Burada da aynıdır. İçerik Kabalistik olmalıdır. Bu, ortak bir dünyaya, bağa, nezakete ve sevgiye bir özlemdir, ancak bu, kişinin doğanın dilini anladığı ve diğerlerini doğru bir şekilde anlayabildiği biçimdedir.

Üst Gücün Ayrıcalığı

Soru: Duygularımızı neden ölçemiyoruz?

Cevap: Bu yeteneğe sahip değiliz. Sinir uçlarımızın ve dürtülerimizin tepkisini belirli cihazlarla kısmen ölçebiliriz ama duyguların kendisi değil, çünkü onlar arzularla ölçülürler.

Arzuları ölçmek de imkansızdır. Yaradan ya da dünyanın en içsel gücü, bir arzudur. Bu nedenle, onlarla sadece çok dışsal bir biçimde çalışabileceğimizi kabul etmeliyiz, yani onları anlayamayız, ölçemeyiz veya yönetemeyiz.

Bu, cansız, bitkisel, hayvansal ve insan seviyelerinde bir arzu yaratan ve sonra bu arzu etrafında maddeyi oluşturan üst gücün ayrıcalığıdır.

Twitter’da Düşüncelerim / 27 Kasım 2020

Şu andaki ego-zihnimiz ve kalbimiz anlamında “mantık içinde” olmak ile ihsan etmekte “mantık üstünde” olmak arasındaki farkı hayal etmeliyiz. İşte bu şekilde “mantık içinde” ve “mantık üstünde” yi, maddi dünyadan manevi dünyaya geçişe ayıran sınıra yavaş yavaş yaklaşmaya başlarız.

Üst dünyaya girmiyoruz, onu inşa ediyoruz.
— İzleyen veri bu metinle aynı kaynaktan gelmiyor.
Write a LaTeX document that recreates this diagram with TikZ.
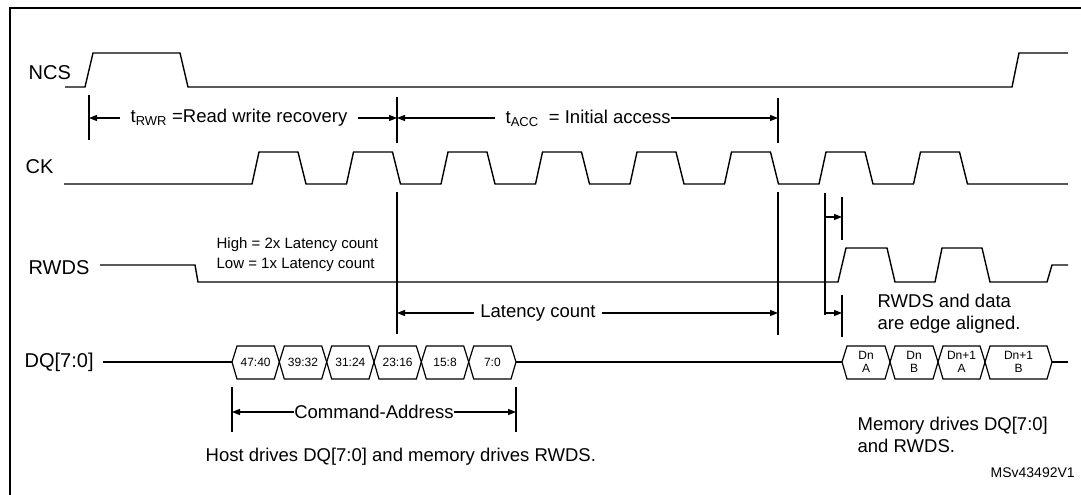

Bu hazır bir biçimde mevcut değil. Tüm öncüller onu yaratmamız için hazır. Manevi dünyayı haz alma arzumuzdan inşa ediyoruz ve kısıtlama yapıyoruz, perde ve üzerine yansıyan ışıkla. Üst dünyayı bu yansıyan ışıkta inşa ediyoruz.
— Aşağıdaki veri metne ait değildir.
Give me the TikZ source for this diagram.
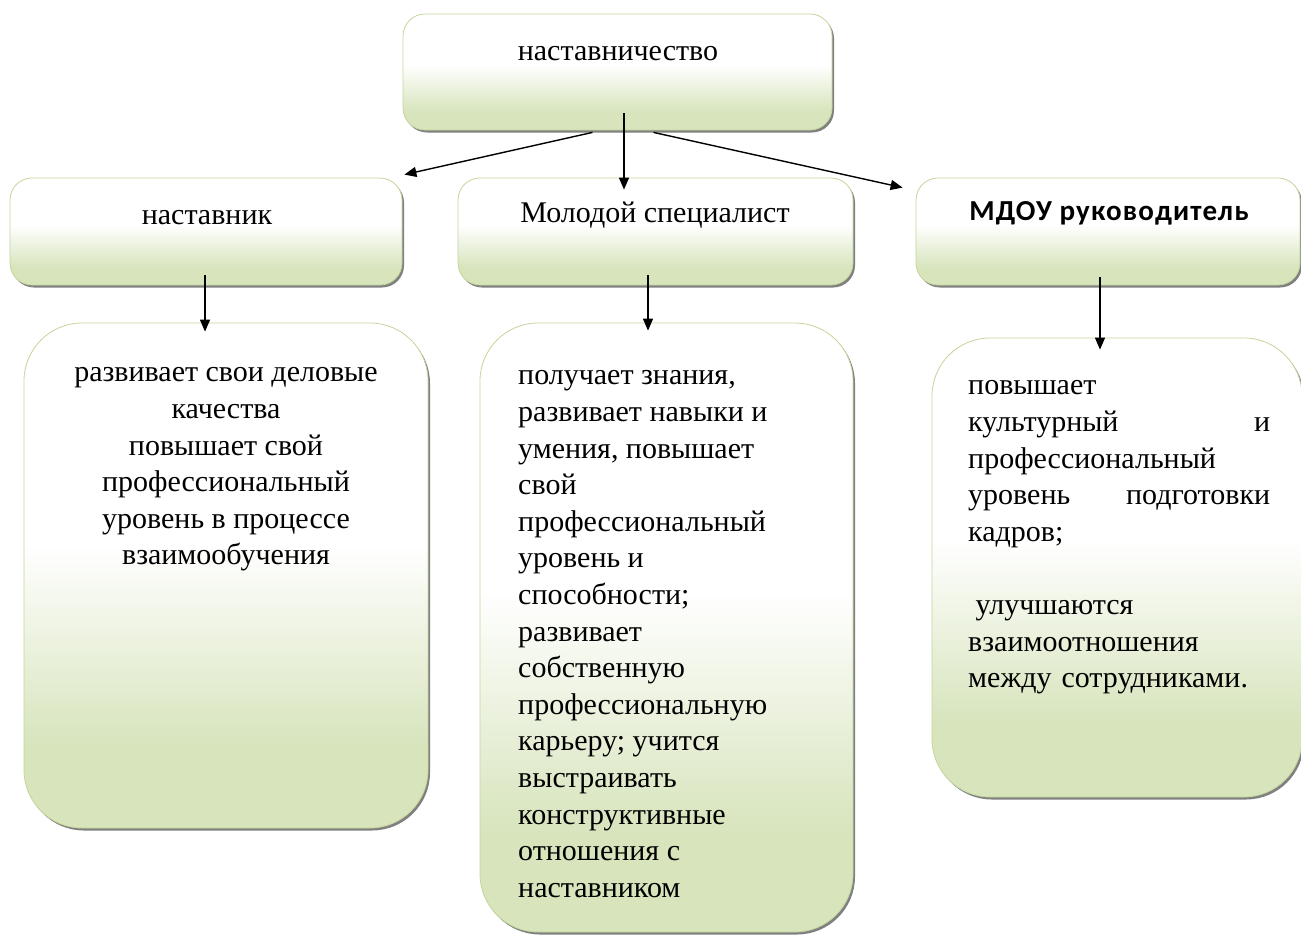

Yansıyan ışığımız ne kadar yüksekse, üst dünyanın ne olduğunu o kadar iyi hayal ederiz. Ondan önce yok. Her şey sadece bizim arzumuzda mevcuttur: ya alma ya da ihsan etme uğruna. Bir de Üst Kaynak vardır, ancak arzularımızda ve niyetlerimizde hiçbir şekilde yoktur.
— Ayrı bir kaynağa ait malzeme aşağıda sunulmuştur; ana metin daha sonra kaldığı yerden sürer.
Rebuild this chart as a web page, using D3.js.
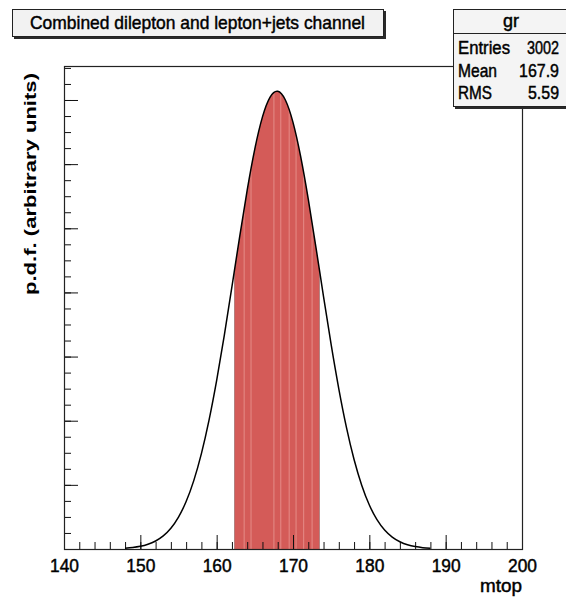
<!DOCTYPE html>
<html>
<head>
<meta charset="utf-8">
<script src="https://cdn.jsdelivr.net/npm/d3@7"></script>
<style>
  html, body { margin: 0; padding: 0; background: #ffffff; }
  svg { display: block; font-family: "Liberation Sans", Arial, Helvetica, sans-serif; }
  .heavy { stroke: #000; stroke-width: 0.45px; paint-order: fill; }
</style>
</head>
<body>
<svg id="chart" width="566" height="597"></svg>
<script>
// top mass points (GeV) and the combined probability density at each of them
const mtop = [148, 149, 150, 151, 152, 153, 154, 155, 156, 157, 158, 159, 160,
              161, 162, 163, 164, 165, 166, 167, 168, 169, 170, 171, 172, 173,
              174, 175, 176, 177, 178, 179, 180, 181, 182, 183, 184, 185, 186,
              187, 188];
const pdf = [0.00013, 0.00024, 0.00042, 0.00074, 0.00125, 0.00204, 0.00324,
             0.00498, 0.00740, 0.01066, 0.01487, 0.02009, 0.02629, 0.03331,
             0.04089, 0.04860, 0.05596, 0.06239, 0.06737, 0.07045, 0.07136,
             0.07000, 0.06651, 0.06120, 0.05454, 0.04707, 0.03935, 0.03185,
             0.02498, 0.01897, 0.01395, 0.00994, 0.00685, 0.00458, 0.00296,
             0.00186, 0.00113, 0.00066, 0.00038, 0.00021, 0.00011];

// one-sigma band (mean -/+ RMS) and the bin seams inside the filled band
const band = [162.3, 173.5];
const bandSeams = [163.6, 164.5, 167.5, 168.4, 169.5, 170.4, 171.4, 172.5];

// axis ticks
const xTickLabels = [140, 150, 160, 170, 180, 190, 200];
const yMajorTicks = [0, 0.01, 0.02, 0.03, 0.04, 0.05, 0.06, 0.07];

// texts
const titleText = "Combined dilepton and lepton+jets channel";
const statsName = "gr";
const statsLabels = ["Entries", "Mean", "RMS"];
const statsValues = ["3002", "167.9", "5.59"];
const xTitle = "mtop";
const yTitle = "p.d.f. (arbitrary units)";

const svg = d3.select("#chart");
const frame = { left: 64, right: 522, top: 66, bottom: 549 };

const x = d3.scaleLinear().domain([140, 200]).range([frame.left, frame.right]);
const y = d3.scaleLinear().domain([0, 0.0753]).range([frame.bottom, frame.top]);

const points = mtop.map((m, i) => ({ m, p: pdf[i] }));

const areaGen = d3.area()
  .x(d => x(d.m)).y0(y(0)).y1(d => y(d.p))
  .curve(d3.curveNatural);
const lineGen = d3.line()
  .x(d => x(d.m)).y(d => y(d.p))
  .curve(d3.curveNatural);

const defs = svg.append("defs");
defs.append("clipPath").attr("id", "bandClip")
  .append("rect")
  .attr("x", x(band[0])).attr("y", frame.top)
  .attr("width", x(band[1]) - x(band[0]))
  .attr("height", frame.bottom - frame.top);
defs.append("clipPath").attr("id", "underCurve")
  .append("path").attr("d", areaGen(points));

// filled one-sigma band under the curve
const bandG = svg.append("g").attr("clip-path", "url(#bandClip)")
  .append("g").attr("clip-path", "url(#underCurve)");
bandG.append("rect")
  .attr("x", x(band[0])).attr("y", frame.top)
  .attr("width", x(band[1]) - x(band[0]))
  .attr("height", frame.bottom - frame.top)
  .attr("fill", "#d45b58");
bandG.selectAll("line.seam").data(bandSeams).enter().append("line")
  .attr("class", "seam")
  .attr("x1", d => x(d)).attr("x2", d => x(d))
  .attr("y1", frame.top).attr("y2", frame.bottom)
  .attr("stroke", "#e58c88").attr("stroke-width", 1);
bandG.selectAll("line.edge").data(band).enter().append("line")
  .attr("class", "edge")
  .attr("x1", d => x(d)).attr("x2", d => x(d))
  .attr("y1", frame.top).attr("y2", frame.bottom)
  .attr("stroke", "#8c6a69").attr("stroke-width", 1);

// axes: ticks point into the frame
const xMinor = d3.range(140, 200.01, 2);
const yMinor = d3.range(0, 0.0751, 0.0025);

const xMinorAxis = d3.axisBottom(x).tickValues(xMinor).tickSize(-7).tickFormat("");
const xMajorAxis = d3.axisBottom(x).tickValues(xTickLabels)
  .tickSizeInner(-14).tickSizeOuter(0).tickPadding(10).tickFormat(d3.format("d"));
const yMinorAxis = d3.axisLeft(y).tickValues(yMinor).tickSize(-7).tickFormat("");
const yMajorAxis = d3.axisLeft(y).tickValues(yMajorTicks).tickSize(-14).tickFormat("");

function styleAxis(g) {
  g.select(".domain").remove();
  g.selectAll(".tick line").attr("stroke", "#111").attr("stroke-width", 1);
}

svg.append("g").attr("transform", `translate(0,${frame.bottom})`).call(xMinorAxis).call(styleAxis);
const xg = svg.append("g").attr("transform", `translate(0,${frame.bottom})`).call(xMajorAxis).call(styleAxis);
xg.selectAll(".tick text")
  .attr("class", "heavy")
  .attr("font-size", 18).attr("fill", "#000")
  .attr("font-family", "Liberation Sans, Arial, sans-serif")
  .attr("textLength", 29).attr("lengthAdjust", "spacingAndGlyphs");
svg.append("g").attr("transform", `translate(${frame.left},0)`).call(yMinorAxis).call(styleAxis);
svg.append("g").attr("transform", `translate(${frame.left},0)`).call(yMajorAxis).call(styleAxis);

// frame
svg.append("rect")
  .attr("x", frame.left + 0.5).attr("y", frame.top + 0.5)
  .attr("width", frame.right - frame.left).attr("height", frame.bottom - frame.top)
  .attr("fill", "none").attr("stroke", "#222").attr("stroke-width", 1.2);

// density curve
svg.append("path")
  .attr("d", lineGen(points))
  .attr("fill", "none").attr("stroke", "#000").attr("stroke-width", 1.5);

// axis titles
svg.append("text")
  .attr("class", "heavy")
  .attr("x", frame.right).attr("y", 592)
  .attr("text-anchor", "end")
  .attr("font-size", 18)
  .attr("textLength", 42).attr("lengthAdjust", "spacingAndGlyphs")
  .text(xTitle);

svg.append("text")
  .attr("transform", "translate(36,184) rotate(-90)")
  .attr("text-anchor", "middle")
  .attr("font-size", 17).attr("font-weight", "bold")
  .attr("textLength", 222).attr("lengthAdjust", "spacingAndGlyphs")
  .text(yTitle);

// title box with drop shadow
const tb = { x: 12, y: 9, w: 371, h: 27 };
svg.append("rect").attr("x", tb.x + 2).attr("y", tb.y + 2)
  .attr("width", tb.w + 1).attr("height", tb.h + 1).attr("fill", "#2a2a2a");
svg.append("rect").attr("x", tb.x + 0.5).attr("y", tb.y + 0.5)
  .attr("width", tb.w).attr("height", tb.h)
  .attr("fill", "#f2f2f2").attr("stroke", "#222").attr("stroke-width", 1);
svg.append("text")
  .attr("class", "heavy")
  .attr("x", tb.x + tb.w / 2).attr("y", tb.y + 20)
  .attr("text-anchor", "middle")
  .attr("font-size", 19)
  .attr("textLength", 335).attr("lengthAdjust", "spacingAndGlyphs")
  .text(titleText);

// statistics box
const sb = { x: 453, y: 9, w: 122, h: 97, head: 24 };
svg.append("rect").attr("x", sb.x + 2).attr("y", sb.y + 2)
  .attr("width", sb.w).attr("height", sb.h + 1).attr("fill", "#2a2a2a");
svg.append("rect").attr("x", sb.x + 0.5).attr("y", sb.y + 0.5)
  .attr("width", sb.w).attr("height", sb.h)
  .attr("fill", "#f4f4f4").attr("stroke", "#222").attr("stroke-width", 1);
svg.append("line")
  .attr("x1", sb.x).attr("x2", sb.x + sb.w)
  .attr("y1", sb.y + sb.head + 0.5).attr("y2", sb.y + sb.head + 0.5)
  .attr("stroke", "#222").attr("stroke-width", 1);
svg.append("text")
  .attr("class", "heavy")
  .attr("x", 511).attr("y", sb.y + 18)
  .attr("text-anchor", "middle").attr("font-size", 18)
  .text(statsName);

const rowBase = [54, 77, 99];
const labelWidths = [52, 39, 34];
const valueWidths = [32, 40, 31];
statsLabels.forEach((lab, i) => {
  svg.append("text")
    .attr("class", "heavy")
    .attr("x", 458).attr("y", rowBase[i])
    .attr("font-size", 18)
    .attr("textLength", labelWidths[i]).attr("lengthAdjust", "spacingAndGlyphs")
    .text(lab);
  svg.append("text")
    .attr("class", "heavy")
    .attr("x", 559).attr("y", rowBase[i])
    .attr("text-anchor", "end")
    .attr("font-size", 18)
    .attr("textLength", valueWidths[i]).attr("lengthAdjust", "spacingAndGlyphs")
    .text(statsValues[i]);
});
</script>
</body>
</html>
Üst dünyayı, birbirimize karşılıklı ihsan etmeyi amaçlayan arzulardan inşa ederiz. Bu “ruh” dur. Hissettiğimizden farklı bir realite hayal etmeliyiz – herkesin bağlı olduğu bir realite. Aslında böyle var olur: birleşik bir entegral dünya olarak ama ego beni bu gerçeklikten ayırır.

Herkes birbirine bağlıdır ve ıslah olmuştur. Yalnızca ben başkalarından ayrıldığımı hissederim ve onları kendi kusurlarımdan yargılarım. Kendimi düzeltir ve tüm yaratılışın safhasını doğru bir şekilde hayal edersem, o zaman göreceğim: Yaradan’ın ifşası olan Şehina, tüm yaratılanlarda kıyafetlendir, onları birleştirir ve onların içinde işler.

İhsan etme uğruna niyetleri edinerek, insan kuyuyu tıkayan taşını (taş kalbi) değiştirebilir ve sonra herkes kuyunun suyunun tadını çıkarabilir. Su ile dolu kuyu, mesela Hasadim’in ışığı, yaşayan su ile dolu bir kuyudur.  Hasadim’in ışığı dünyaya güç bahşeder, yeni bir hasat vererek.